“I’ve been pretty ambitious with both of these CDs, but I’m still just scratching the surface,” Wainapel says. “There are so many traditions and styles that are very localized and not commercial, so you won’t hear them on the radio.”
The sessions took place in São Paulo, Rio de Janeiro, Belo Horizonte, and Recife, Brazil; one track featuring carioca pianist and U.S. resident Weber Iago (“Palavras de Menina”) was recorded in Washington state. Rhythms such as xote, caboclinho, maracatú, baião, frevo, marcha, and choro infuse intoxicating compositions by Léa Freire (“Mamulengo”), Spok (“Nilinho na Aldeia”), Wilson Lopes (“Árvore”), and Marco César/João Lyra (“Triunfando”). The leader contributes “Nas Ruas de Perdizes,” a composition selected as a semi-finalist for the 2010 Curitiba Choro Festival (and the only entry by a non-Brazilian).
In many ways Amigos Brasileiros Vol. 2 serves as a savvy on-the-ground survey of the contemporary Brazilian scene, a thoughtfully curated guide to musicians’ musicians in a nation bound together by sound. Instrumental music is overshadowed in Brazil by vocal music, which means many of the Amigos Brasileiros players and composers are unsung at home. “I wanted to reflect what’s happening now with the people I meet,” says Wainapel, “and they were kind enough to include me on their scene. There’s so much creative energy down there. You never get to the end of it.”
Equally adept on clarinets and saxophones, Wainapel (pronounced wine-apple) has also collaborated with some of jazz’s most acclaimed musicians over the past three decades, including pianists Kenny Barron and McCoy Tyner, tenor saxophonists Joe Henderson and Joe Lovano, and drummer Billy Hart.
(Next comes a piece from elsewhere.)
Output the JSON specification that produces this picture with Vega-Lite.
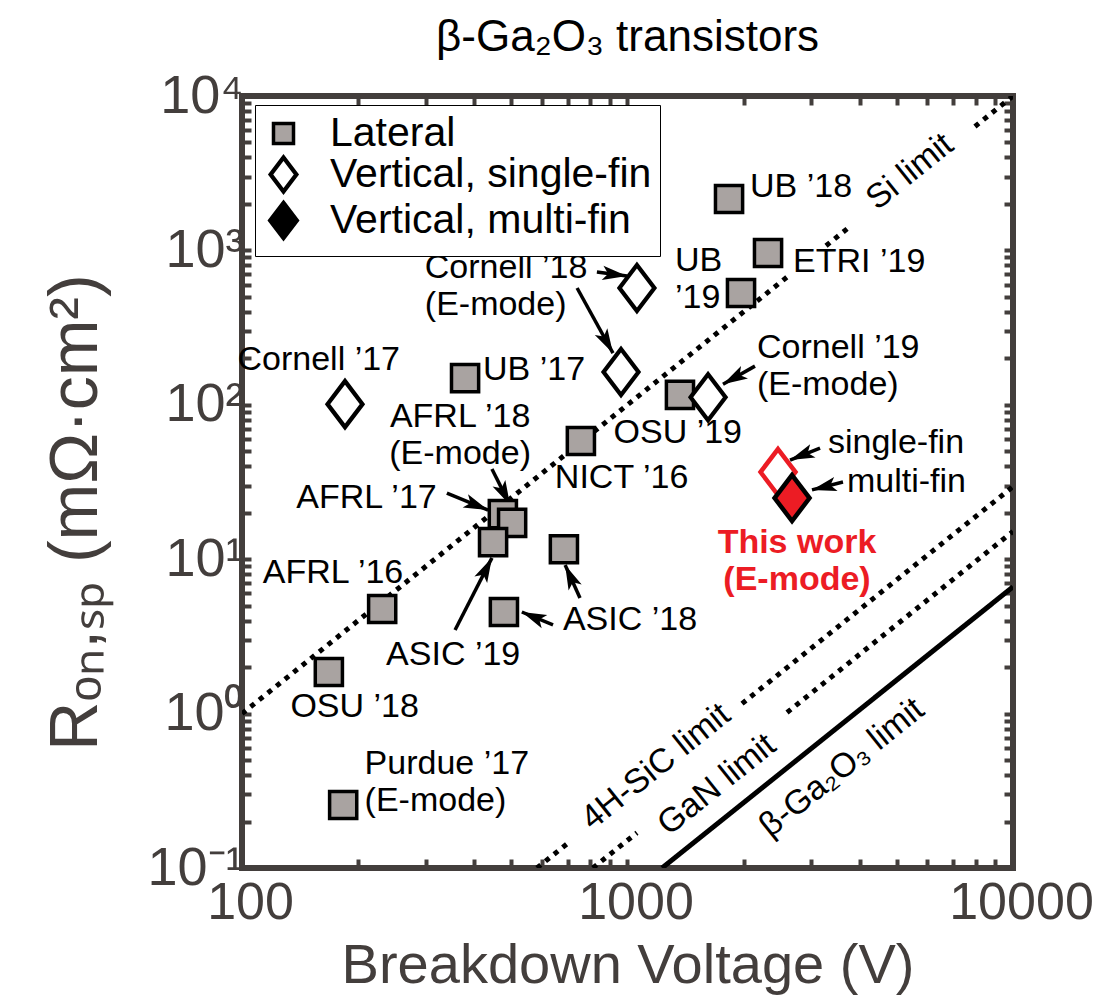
{
  "$schema": "https://vega.github.io/schema/vega-lite/v6.json",
  "width": 771,
  "height": 772,
  "autosize": "none",
  "padding": {"left": 242, "top": 96, "right": 90, "bottom": 136},
  "background": "white",
  "title": {"text": "β-Ga₂O₃ transistors", "fontSize": 44, "fontWeight": "normal", "font": "Liberation Sans", "color": "black", "offset": 9, "anchor": "middle"},
  "config": {
    "view": {"stroke": "#433e3c", "strokeWidth": 6},
    "font": "Liberation Sans"
  },
  "datasets": {
    "lines": [
      {"m": "Si", "seg": "Si1", "V": 100, "R": 1},
      {"m": "Si", "seg": "Si1", "V": 2640, "R": 697},
      {"m": "Si", "seg": "Si2", "V": 3273, "R": 1071},
      {"m": "Si", "seg": "Si2", "V": 3777, "R": 1427},
      {"m": "Si", "seg": "Si3", "V": 7966, "R": 6346},
      {"m": "Si", "seg": "Si3", "V": 10000, "R": 10000},
      {"m": "4H-SiC", "seg": "SiC1", "V": 582, "R": 0.1},
      {"m": "4H-SiC", "seg": "SiC1", "V": 713, "R": 0.150},
      {"m": "4H-SiC", "seg": "SiC2", "V": 1982, "R": 1.160},
      {"m": "4H-SiC", "seg": "SiC2", "V": 10000, "R": 29.52},
      {"m": "GaN", "seg": "GaN1", "V": 813, "R": 0.1},
      {"m": "GaN", "seg": "GaN1", "V": 1058, "R": 0.169},
      {"m": "GaN", "seg": "GaN2", "V": 2593, "R": 1.017},
      {"m": "GaN", "seg": "GaN2", "V": 10000, "R": 15.13},
      {"m": "Ga2O3", "seg": "Ga1", "V": 1229, "R": 0.1},
      {"m": "Ga2O3", "seg": "Ga1", "V": 10000, "R": 6.62}
    ],
    "points": [
      {"name": "UB ’18", "type": "Lateral", "V": 1834, "R": 2152},
      {"name": "ETRI ’19", "type": "Lateral", "V": 2315, "R": 962},
      {"name": "UB ’19", "type": "Lateral", "V": 1970, "R": 530},
      {"name": "UB ’17", "type": "Lateral", "V": 379, "R": 149},
      {"name": "OSU ’19", "type": "Lateral", "V": 1368, "R": 116},
      {"name": "NICT ’16", "type": "Lateral", "V": 757, "R": 58.3},
      {"name": "AFRL ’17", "type": "Lateral", "V": 475, "R": 19.6},
      {"name": "AFRL ’18", "type": "Lateral", "V": 502, "R": 17.2},
      {"name": "ASIC ’19", "type": "Lateral", "V": 448, "R": 12.9},
      {"name": "ASIC ’18", "type": "Lateral", "V": 684, "R": 11.6},
      {"name": "ASIC ’18", "type": "Lateral", "V": 478, "R": 4.55},
      {"name": "AFRL ’16", "type": "Lateral", "V": 231, "R": 4.76},
      {"name": "OSU ’18", "type": "Lateral", "V": 168, "R": 1.86},
      {"name": "Purdue ’17", "type": "Lateral", "V": 183, "R": 0.256},
      {"name": "Cornell ’17", "type": "Vertical, single-fin", "V": 185, "R": 101},
      {"name": "Cornell ’18", "type": "Vertical, single-fin", "V": 1058, "R": 571},
      {"name": "Cornell ’18", "type": "Vertical, single-fin", "V": 962, "R": 163},
      {"name": "Cornell ’19", "type": "Vertical, single-fin", "V": 1618, "R": 112}
    ],
    "thiswork": [
      {"type": "Vertical, single-fin", "V": 2457, "R": 36.7},
      {"type": "Vertical, multi-fin", "V": 2672, "R": 24.9}
    ],
    "arrows": [
      {"V1": 833, "R1": 725, "V2": 997, "R2": 683, "ang": 97},
      {"V1": 740, "R1": 571, "V2": 917, "R2": 216, "ang": 151},
      {"V1": 2141, "R1": 178, "V2": 1769, "R2": 136, "ang": -119},
      {"V1": 340, "R1": 26.8, "V2": 435, "R2": 20.8, "ang": 112},
      {"V1": 445, "R1": 38.4, "V2": 496, "R2": 22.4, "ang": 153},
      {"V1": 357, "R1": 3.48, "V2": 445, "R2": 10.2, "ang": 27},
      {"V1": 753, "R1": 5.61, "V2": 689, "R2": 9.17, "ang": -24},
      {"V1": 641, "R1": 3.75, "V2": 532, "R2": 4.55, "ang": -67},
      {"V1": 3158, "R1": 52.5, "V2": 2640, "R2": 43.9, "ang": -112},
      {"V1": 3622, "R1": 31.6, "V2": 3010, "R2": 28.1, "ang": -104}
    ],
    "labels": [
      {"label": "UB ’18", "pos": "left", "V": 2079, "R": 2574},
      {"label": "ETRI ’19", "pos": "left", "V": 2688, "R": 841},
      {"label": ["UB", "’19"], "pos": "left", "V": 1328, "R": 848},
      {"label": ["Cornell ’18", "(E-mode)"], "pos": "left", "V": 298, "R": 770},
      {"label": "UB ’17", "pos": "left", "V": 422, "R": 168},
      {"label": ["Cornell ’19", "(E-mode)"], "pos": "left", "V": 2167, "R": 233},
      {"label": "single-fin", "pos": "left", "V": 3312, "R": 56.6},
      {"label": "multi-fin", "pos": "left", "V": 3710, "R": 31.6},
      {"label": ["Purdue ’17", "(E-mode)"], "pos": "left", "V": 208, "R": 0.472},
      {"label": "ASIC ’18", "pos": "left", "V": 680, "R": 4.04},
      {"label": "NICT ’16", "pos": "left", "V": 648, "R": 33.6},
      {"label": "Cornell ’17", "pos": "right", "V": 257, "R": 195},
      {"label": "AFRL ’17", "pos": "right", "V": 320, "R": 24.9},
      {"label": "AFRL ’16", "pos": "right", "V": 262, "R": 8.14},
      {"label": "OSU ’19", "pos": "right", "V": 1982, "R": 65.7},
      {"label": ["AFRL ’18", "(E-mode)"], "pos": "center", "V": 368, "R": 83.3},
      {"label": "OSU ’18", "pos": "center", "V": 196, "R": 1.10},
      {"label": "ASIC ’19", "pos": "center", "V": 353, "R": 2.40},
      {"label": ["This work", "(E-mode)"], "pos": "red", "V": 2752, "R": 12.73}
    ],
    "limits": [
      {"label": "Si limit", "V": 5405, "R": 3220},
      {"label": "4H-SiC limit", "V": 1186, "R": 0.451},
      {"label": "GaN limit", "V": 1707, "R": 0.345},
      {"label": "β-Ga₂O₃ limit", "V": 3601, "R": 0.444}
    ]
  },
  "resolve": {"axis": {"x": "independent", "y": "independent"}},
  "layer": [
    {
      "data": {"name": "lines"},
      "mark": {"type": "line", "color": "black", "strokeWidth": 5, "clip": true},
      "encoding": {
        "x": {"field": "V", "type": "quantitative",
          "scale": {"type": "log", "domain": [100, 10000], "nice": false},
          "axis": {"orient": "bottom", "values": [100, 200, 300, 400, 500, 600, 700, 800, 900, 1000, 2000, 3000, 4000, 5000, 6000, 7000, 8000, 9000, 10000],
            "labelExpr": "datum.value === 100 ? '100' : datum.value === 1000 ? '1000' : datum.value === 10000 ? '10000' : ''",
            "domain": false, "grid": false, "tickSize": -9, "tickWidth": 4, "tickColor": "#433e3c",
            "labelFontSize": 52, "labelColor": "#433e3c", "labelFont": "Liberation Sans", "labelPadding": 18, "labelOffset": 8,
            "labelFlush": false, "labelOverlap": false, "labelBound": false,
            "title": "Breakdown Voltage (V)", "titleFontSize": 56, "titleFontWeight": "normal", "titleColor": "#433e3c", "titleFont": "Liberation Sans", "titlePadding": 10}},
        "y": {"field": "R", "type": "quantitative",
          "scale": {"type": "log", "domain": [0.1, 10000], "nice": false},
          "axis": {"orient": "left", "values": [0.1, 0.2, 0.3, 0.4, 0.5, 0.6, 0.7, 0.8, 0.9, 1, 2, 3, 4, 5, 6, 7, 8, 9, 10, 20, 30, 40, 50, 60, 70, 80, 90, 100, 200, 300, 400, 500, 600, 700, 800, 900, 1000, 2000, 3000, 4000, 5000, 6000, 7000, 8000, 9000, 10000],
            "labelExpr": "datum.value === 10000 ? '10⁴' : datum.value === 1000 ? '10³' : datum.value === 100 ? '10²' : datum.value === 10 ? '10¹' : datum.value === 1 ? '10⁰' : datum.value === 0.1 ? '10⁻¹' : ''",
            "domain": false, "grid": false, "tickSize": -9, "tickWidth": 4, "tickColor": "#433e3c",
            "labelFontSize": 54, "labelColor": "#433e3c", "labelFont": "Liberation Sans", "labelPadding": 8,
            "labelFlush": false, "labelOverlap": false, "labelBound": false,
            "title": "Rₒₙ,ₛₚ (mΩ·cm²)", "titleFontSize": 68, "titleFontWeight": "normal", "titleColor": "#433e3c", "titleFont": "Liberation Sans", "titlePadding": 36, "titleY": 416}},
        "detail": {"field": "seg", "type": "nominal"},
        "strokeDash": {"field": "m", "type": "nominal", "legend": null,
          "scale": {"domain": ["Si", "4H-SiC", "GaN", "Ga2O3"], "range": [[5, 6], [5, 6], [5, 6], [1, 0]]}}
      }
    },
    {
      "data": {"name": "arrows"},
      "mark": {"type": "rule", "color": "black", "strokeWidth": 3.5},
      "encoding": {
        "x": {"field": "V1", "type": "quantitative",
          "axis": {"orient": "top", "values": [100, 200, 300, 400, 500, 600, 700, 800, 900, 1000, 2000, 3000, 4000, 5000, 6000, 7000, 8000, 9000, 10000],
            "labels": false, "domain": false, "grid": false, "tickSize": -9, "tickWidth": 4, "tickColor": "#433e3c", "title": null}},
        "x2": {"field": "V2"},
        "y": {"field": "R1", "type": "quantitative",
          "axis": {"orient": "right", "values": [0.1, 0.2, 0.3, 0.4, 0.5, 0.6, 0.7, 0.8, 0.9, 1, 2, 3, 4, 5, 6, 7, 8, 9, 10, 20, 30, 40, 50, 60, 70, 80, 90, 100, 200, 300, 400, 500, 600, 700, 800, 900, 1000, 2000, 3000, 4000, 5000, 6000, 7000, 8000, 9000, 10000],
            "labels": false, "domain": false, "grid": false, "tickSize": -9, "tickWidth": 4, "tickColor": "#433e3c", "title": null}},
        "y2": {"field": "R2"}
      }
    },
    {
      "data": {"name": "arrows"},
      "mark": {"type": "point", "filled": true, "color": "black", "opacity": 1, "size": 2000, "shape": "M0,0L0.32,1.1L0,0.85L-0.32,1.1Z"},
      "encoding": {
        "x": {"field": "V2", "type": "quantitative", "axis": null},
        "y": {"field": "R2", "type": "quantitative", "axis": null},
        "angle": {"field": "ang", "type": "quantitative", "scale": null}
      }
    },
    {
      "data": {"name": "points"},
      "mark": {"type": "point", "filled": true, "stroke": "black", "opacity": 1, "size": 2116},
      "encoding": {
        "x": {"field": "V", "type": "quantitative", "axis": null},
        "y": {"field": "R", "type": "quantitative", "axis": null},
        "shape": {"field": "type", "type": "nominal",
          "scale": {"domain": ["Lateral", "Vertical, single-fin", "Vertical, multi-fin"], "range": ["M-0.59,-0.59L0.59,-0.59L0.59,0.59L-0.59,0.59Z", "M0,-1L0.76,0L0,1L-0.76,0Z", "M0,-1L0.76,0L0,1L-0.76,0Z"]},
          "legend": {"title": null, "orient": "none", "legendX": 13, "legendY": 9, "labelFontSize": 41, "labelFont": "Liberation Sans", "labelColor": "black", "symbolSize": 1150, "strokeColor": "black", "fillColor": "white", "padding": 8, "rowPadding": -9, "labelOffset": 26, "labelLimit": 600,
            "encode": {"legend": {"strokeWidth": {"value": 3}}, "symbols": {"stroke": {"value": "black"}, "strokeWidth": {"value": 4.5}, "opacity": {"value": 1}}}}},
        "fill": {"field": "type", "type": "nominal",
          "scale": {"domain": ["Lateral", "Vertical, single-fin", "Vertical, multi-fin"], "range": ["#a9a3a1", "white", "black"]},
          "legend": {"title": null, "orient": "none", "legendX": 13, "legendY": 9, "labelFontSize": 41, "labelFont": "Liberation Sans", "labelColor": "black", "symbolSize": 1150, "strokeColor": "black", "fillColor": "white", "padding": 8, "rowPadding": -9, "labelOffset": 26, "labelLimit": 600,
            "encode": {"legend": {"strokeWidth": {"value": 3}}, "symbols": {"stroke": {"value": "black"}, "strokeWidth": {"value": 4.5}, "opacity": {"value": 1}}}}},
        "strokeWidth": {"field": "type", "type": "ordinal", "legend": null,
          "scale": {"domain": ["Lateral", "Vertical, single-fin", "Vertical, multi-fin"], "range": [3.5, 5, 5]}}
      }
    },
    {
      "data": {"name": "thiswork"},
      "mark": {"type": "point", "filled": true, "opacity": 1, "size": 2116, "strokeWidth": 4.5, "shape": "M0,-1L0.76,0L0,1L-0.76,0Z"},
      "encoding": {
        "x": {"field": "V", "type": "quantitative", "axis": null},
        "y": {"field": "R", "type": "quantitative", "axis": null},
        "fill": {"condition": {"test": "datum.type === 'Vertical, multi-fin'", "value": "#ec1c24"}, "value": "white"},
        "stroke": {"condition": {"test": "datum.type === 'Vertical, multi-fin'", "value": "black"}, "value": "#ec1c24"}
      }
    },
    {
      "data": {"name": "labels"},
      "transform": [{"filter": "datum.pos === 'left'"}],
      "mark": {"type": "text", "align": "left", "baseline": "middle", "fontSize": 34, "font": "Liberation Sans", "color": "black", "lineHeight": 37},
      "encoding": {
        "x": {"field": "V", "type": "quantitative", "axis": null},
        "y": {"field": "R", "type": "quantitative", "axis": null},
        "text": {"field": "label", "type": "nominal"}
      }
    },
    {
      "data": {"name": "labels"},
      "transform": [{"filter": "datum.pos === 'right'"}],
      "mark": {"type": "text", "align": "right", "baseline": "middle", "fontSize": 34, "font": "Liberation Sans", "color": "black", "lineHeight": 37},
      "encoding": {
        "x": {"field": "V", "type": "quantitative", "axis": null},
        "y": {"field": "R", "type": "quantitative", "axis": null},
        "text": {"field": "label", "type": "nominal"}
      }
    },
    {
      "data": {"name": "labels"},
      "transform": [{"filter": "datum.pos === 'center'"}],
      "mark": {"type": "text", "align": "center", "baseline": "middle", "fontSize": 34, "font": "Liberation Sans", "color": "black", "lineHeight": 37},
      "encoding": {
        "x": {"field": "V", "type": "quantitative", "axis": null},
        "y": {"field": "R", "type": "quantitative", "axis": null},
        "text": {"field": "label", "type": "nominal"}
      }
    },
    {
      "data": {"name": "labels"},
      "transform": [{"filter": "datum.pos === 'red'"}],
      "mark": {"type": "text", "align": "center", "baseline": "middle", "fontSize": 34, "fontWeight": "bold", "font": "Liberation Sans", "color": "#ec1c24", "lineHeight": 37},
      "encoding": {
        "x": {"field": "V", "type": "quantitative", "axis": null},
        "y": {"field": "R", "type": "quantitative", "axis": null},
        "text": {"field": "label", "type": "nominal"}
      }
    },
    {
      "data": {"name": "limits"},
      "mark": {"type": "text", "align": "center", "baseline": "middle", "fontSize": 34, "font": "Liberation Sans", "color": "black", "angle": -38.7},
      "encoding": {
        "x": {"field": "V", "type": "quantitative", "axis": null},
        "y": {"field": "R", "type": "quantitative", "axis": null},
        "text": {"field": "label", "type": "nominal"}
      }
    }
  ]
}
It was while living in New York City, in 1979, that he first contracted his fever for Brazilian music. He landed a weekly gig playing in a large Brazilian jazz ensemble led by Thiago de Melo, which also included drummer Duduka da Fonseca, Wainapel’s onetime Berklee classmate Claudio Roditi, and pianist Marcos Silva. The fever became an obsession.
“It’s led me to making these annual trips,” says the saxophonist, a native of upstate Ellenville, New York, “though I play jazz there too. Brazilians love jazz, so it’s 50/50. The Brazilian side injects a lot of emotion into my playing, and it opened up my concept of melody and harmony.” Wainapel has gone on to tour internationally with Airto Moreira and Flora Purim, and perform in the U.S. and Brazil with such top figures as composer Guinga, guitar virtuoso Paulo Bellinati, and master pianists Jovino Santos Neto and Nelson Ayres.
Wainapel relocated to the San Francisco Bay Area in 1982 and quickly became an in-demand player. He made his recording debut as a leader in 1994 with At Home/On the Road, followed by Ambrosia: The Music of Kenny Barron (1996) and The Hang (1998), with Barron at the piano. Wainapel’s first full recording of Brazilian music was 2004’s New Choros of Brazil, a duo album with guitarist Paulo Bellinati that focused on previously unrecorded choros by masters like Sérgio Assad, Guinga, and Dori Caymmi.
The saxophonist is planning a special series of shows to celebrate the release of Amigos Brasileiros Vol. 2. He’ll be appearing 9/4 at Kuumbwa, Santa Cruz, and 9/5 at the California Jazz Conservatory (formerly the Jazzschool), Berkeley, with special guests Vitor Gonçalves on piano (Hermeto Pascoal, Maria Bethânia, Anat Cohen) and Cleber Almeida on drums and percussion (Hamilton de Holanda, Banda Mantiqueira), plus bassist Scott Thompson and percussionist Brian Rice. He’ll also be performing as a duo with Gonçalves 9/10 at Sonoma State University (1-3 pm) and 9/12 at Old Siskiyou Barn, Ashland, Oregon.
Wainapel and carioca vocalist (and longtime California resident) Claudia Villela are scheduled to appear together at the Monterey Jazz Festival 9/19.
In October, Wainapel will head to the Northwest for additional CD release gigs with pianist and frequent collaborator Jovino Santos Neto and his group: 10/6 at Rhythm & Rye, Olympia (also featuring Filó Machado) and 10/7 The Royal Room, Seattle.
And then the saxophonist will pack his bags for another temporada in Brazil, staying for most of the remainder of 2014.
“Time to start working on Volume 3!” says Wainapel.